IX. Or il est un remède rebattu pour corriger avant (l’auditeur) n’importe quelle exagération[1] c’est de se (la) reprocher à soi-même, car il semble alors que l’orateur est dans le vrai, du moment qu’il n’ignore pas ce qu’il fait.

X. De plus, ne pas employer en même temps tous les procédés qui sont en corrélation, car c’est un moyen de donner le change à l’auditeur. J’entends par là qu’il ne faut point, si les expressions sont dures, prendre une voix et un visage à l’avenant[2]. Sinon, chaque démonstration apparaît telle qu’elle est : mais, si l’on tait l’une de ces choses et non pas l’autre sans le laisser voir, l’effet sera le même. Si, par conséquent, l’on exprime les choses douces en termes durs et les choses dures en termes doux, le discours apportera la conviction [3].

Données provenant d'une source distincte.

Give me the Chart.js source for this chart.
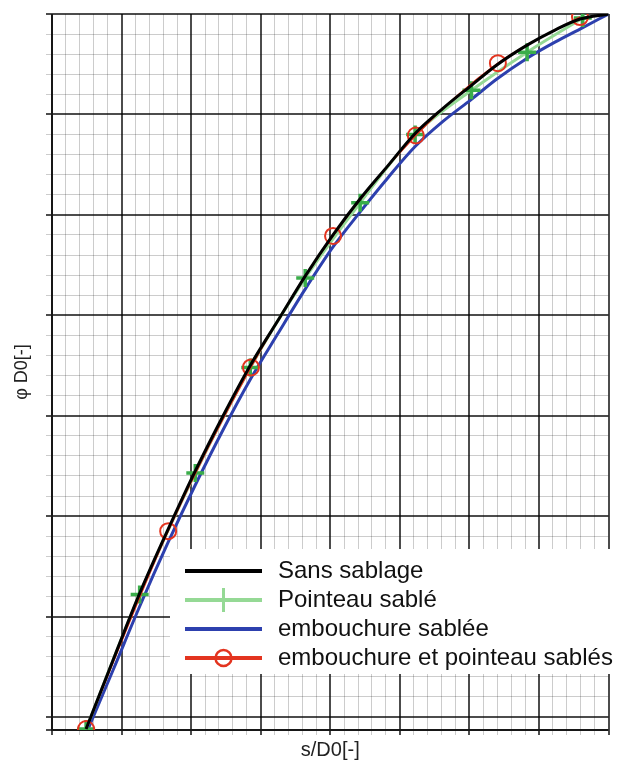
<!DOCTYPE html>
<html>
<head>
<meta charset="utf-8">
<title>phi D0 vs s/D0</title>
<script src="https://cdn.jsdelivr.net/npm/chart.js@4.4.0/dist/chart.umd.min.js"></script>
<style>
  html, body { margin: 0; padding: 0; background: #fff; }
  #chart { display: block; }
</style>
</head>
<body>
<canvas id="chart" width="621" height="769"></canvas>
<script>
  'use strict';

  // Values, in grid units (1 unit = one major square).
  const sansX = [0.49, 0.88, 1.26, 1.67, 2.06, 2.46, 2.85, 3.25, 3.64, 4.04, 4.43, 4.83, 5.22, 5.62, 6.03, 6.39, 6.83, 7.23, 7.59, 8.0];
  const sansY = [-0.12, 0.57, 1.23, 1.87, 2.45, 3.0, 3.5, 3.95, 4.39, 4.80, 5.16, 5.49, 5.81, 6.06, 6.29, 6.49, 6.69, 6.84, 6.95, 7.0];

  const pointeauX = [0.49, 1.26, 2.06, 2.85, 3.64, 4.43, 5.22, 6.03, 6.83, 7.63];
  const pointeauY = [-0.12, 1.22, 2.43, 3.48, 4.37, 5.12, 5.80, 6.24, 6.62, 6.96];

  const embouchureX = [0.52, 0.88, 1.26, 1.67, 2.06, 2.46, 2.85, 3.25, 3.64, 4.04, 4.43, 4.83, 5.22, 5.62, 6.03, 6.39, 6.83, 7.23, 7.59, 8.0];
  const embouchureY = [-0.12, 0.47, 1.10, 1.74, 2.31, 2.86, 3.36, 3.82, 4.26, 4.68, 5.03, 5.37, 5.68, 5.93, 6.15, 6.35, 6.56, 6.72, 6.85, 7.0];

  const lesDeuxX = [0.49, 1.67, 2.86, 4.04, 5.23, 6.41, 7.59];
  const lesDeuxY = [-0.12, 1.85, 3.48, 4.79, 5.79, 6.51, 6.97];

  const seriesNames = ['Sans sablage', 'Pointeau sablé', 'embouchure sablée', 'embouchure et pointeau sablés'];

  // Grid: 8 x 7 major squares, 5 minor lines per square, tick labels not shown
  const xGrid = [];
  for (let i = 0; i <= 40; i++) xGrid.push(i / 5);
  const yGrid = [-0.13];
  for (let i = 0; i <= 35; i++) yGrid.push(i / 5);

  const FONT = "'Liberation Sans', Arial, Helvetica, sans-serif";

  const toPoints = (xs, ys) => xs.map((x, i) => ({ x: x, y: ys[i] }));
  const isMajor = (v) => Math.abs(v - Math.round(v)) < 1e-6 || v < 0;

  const gridColor = (ctx) => (ctx.tick && isMajor(ctx.tick.value)) ? 'rgba(0,0,0,0.7)' : 'rgba(0,0,0,0.2)';
  const gridWidth = (ctx) => (ctx.tick && isMajor(ctx.tick.value)) ? 2 : 1;
  const tickColor = (ctx) => (ctx.tick && isMajor(ctx.tick.value)) ? 'rgba(0,0,0,0.7)' : 'rgba(0,0,0,0.2)';

  /**
   * Legend drawn inside the plot, bottom right, on a white box.
   */
  const insideLegend = {
    id: 'insideLegend',
    afterDraw(chart, args, opts) {
      const ctx = chart.ctx;
      const box = opts.box;
      ctx.save();
      ctx.fillStyle = '#fff';
      ctx.fillRect(box.left, box.top, box.right - box.left, box.bottom - box.top);

      chart.data.datasets.forEach((ds, i) => {
        const y = box.top + 22 + i * 29;
        const x0 = box.left + 15;
        const x1 = box.left + 92;
        const xm = (x0 + x1) / 2;

        ctx.strokeStyle = ds.borderColor;
        ctx.lineWidth = 4;
        ctx.beginPath();
        ctx.moveTo(x0, y);
        ctx.lineTo(x1, y);
        ctx.stroke();

        if (ds.pointStyle === 'cross') {
          ctx.strokeStyle = ds.borderColor;
          ctx.lineWidth = 3;
          ctx.beginPath();
          ctx.moveTo(xm, y - 12);
          ctx.lineTo(xm, y + 12);
          ctx.stroke();
        } else if (ds.pointStyle === 'circle') {
          ctx.strokeStyle = ds.pointBorderColor;
          ctx.lineWidth = 2.5;
          ctx.beginPath();
          ctx.arc(xm, y, 8, 0, Math.PI * 2);
          ctx.stroke();
        }

        ctx.fillStyle = '#111';
        ctx.font = '24px ' + FONT;
        ctx.textBaseline = 'middle';
        ctx.textAlign = 'left';
        ctx.fillText(ds.label, box.left + 108, y);
      });
      ctx.restore();
    }
  };

  new Chart(document.getElementById('chart'), {
    type: 'line',
    data: {
      datasets: [
        {
          label: seriesNames[0],
          data: toPoints(sansX, sansY),
          borderColor: '#000',
          borderWidth: 3,
          pointRadius: 0,
          cubicInterpolationMode: 'monotone',
          order: 0
        },
        {
          label: seriesNames[1],
          data: toPoints(pointeauX, pointeauY),
          borderColor: '#95d995',
          borderWidth: 3,
          pointStyle: 'cross',
          pointRadius: 9,
          pointBorderColor: '#3aad4a',
          pointBorderWidth: 3.5,
          cubicInterpolationMode: 'monotone',
          order: 2
        },
        {
          label: seriesNames[2],
          data: toPoints(embouchureX, embouchureY),
          borderColor: '#2d40ae',
          borderWidth: 3,
          pointRadius: 0,
          cubicInterpolationMode: 'monotone',
          order: 3
        },
        {
          label: seriesNames[3],
          data: toPoints(lesDeuxX, lesDeuxY),
          borderColor: '#e3341f',
          borderWidth: 1.5,
          pointStyle: 'circle',
          pointRadius: 8,
          pointBorderColor: '#e3341f',
          pointBackgroundColor: 'rgba(0,0,0,0)',
          pointBorderWidth: 2,
          cubicInterpolationMode: 'monotone',
          order: 1
        }
      ]
    },
    options: {
      responsive: false,
      animation: false,
      layout: { padding: { left: 0, top: 14, right: 12, bottom: 0 } },
      plugins: {
        legend: { display: false },
        tooltip: { enabled: false },
        insideLegend: { box: { left: 170, top: 549, right: 610, bottom: 674 } }
      },
      scales: {
        x: {
          type: 'linear',
          min: 0,
          max: 8,
          afterBuildTicks: (scale) => { scale.ticks = xGrid.map((v) => ({ value: v })); },
          afterFit: (scale) => { scale.height = 39; },
          ticks: { display: false },
          grid: { color: gridColor, lineWidth: gridWidth, tickColor: tickColor, tickLength: 5 },
          border: { color: 'rgba(0,0,0,0.7)', width: 2 },
          title: {
            display: true,
            text: 's/D0[-]',
            color: '#222',
            font: { family: FONT, size: 20 },
            padding: { top: 0, bottom: 7 }
          }
        },
        y: {
          type: 'linear',
          min: -0.13,
          max: 7,
          afterBuildTicks: (scale) => { scale.ticks = yGrid.map((v) => ({ value: v })); },
          afterFit: (scale) => { scale.width = 52; },
          ticks: { display: false },
          grid: { color: gridColor, lineWidth: gridWidth, tickColor: tickColor, tickLength: 6 },
          border: { color: 'rgba(0,0,0,0.7)', width: 2 },
          title: {
            display: true,
            text: 'φ D0[-]',
            color: '#222',
            font: { family: FONT, size: 18 },
            padding: { top: 11, bottom: 0 }
          }
        }
      }
    },
    plugins: [insideLegend]
  });
</script>
</body>
</html>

XI. Les épithètes, les mots composés pour la plupart, et surtout les mots étrangers sont ceux qui conviennent à celui qui parle le langage de la passion. On excuse un homme en colère de dire un malheur « grand comme le ciel[4] » ou « colossal » ; de même lorsqu’il est déjà en possession de son auditoire, et qu’il l’aura enthousiasmé par des louanges, ou des reproches, ou par la colère, ou par l’affection. C’est ainsi qu’Isocrate par exemple à la fin du Panégyrique,

  1. Exemple dans Isocrate, Panathenaic., chap. LXXXIV. Cp. Quintilien, De Inst. orat., VIII, 3. Nous lisons comme lui προεπιπλήσσειν. Nous disons de même : aller au-devant d’une objection.
  2. On voit que nous adoptons la lecture de Vahlen, qui supprime καὶ.
  3. Nous corrigeons comme M. Thurot, ἀπίθανον en πιθανον.
  4. Οὐρανόμηκες. Ce mot est dans Isocrate (Antidosis, § 134).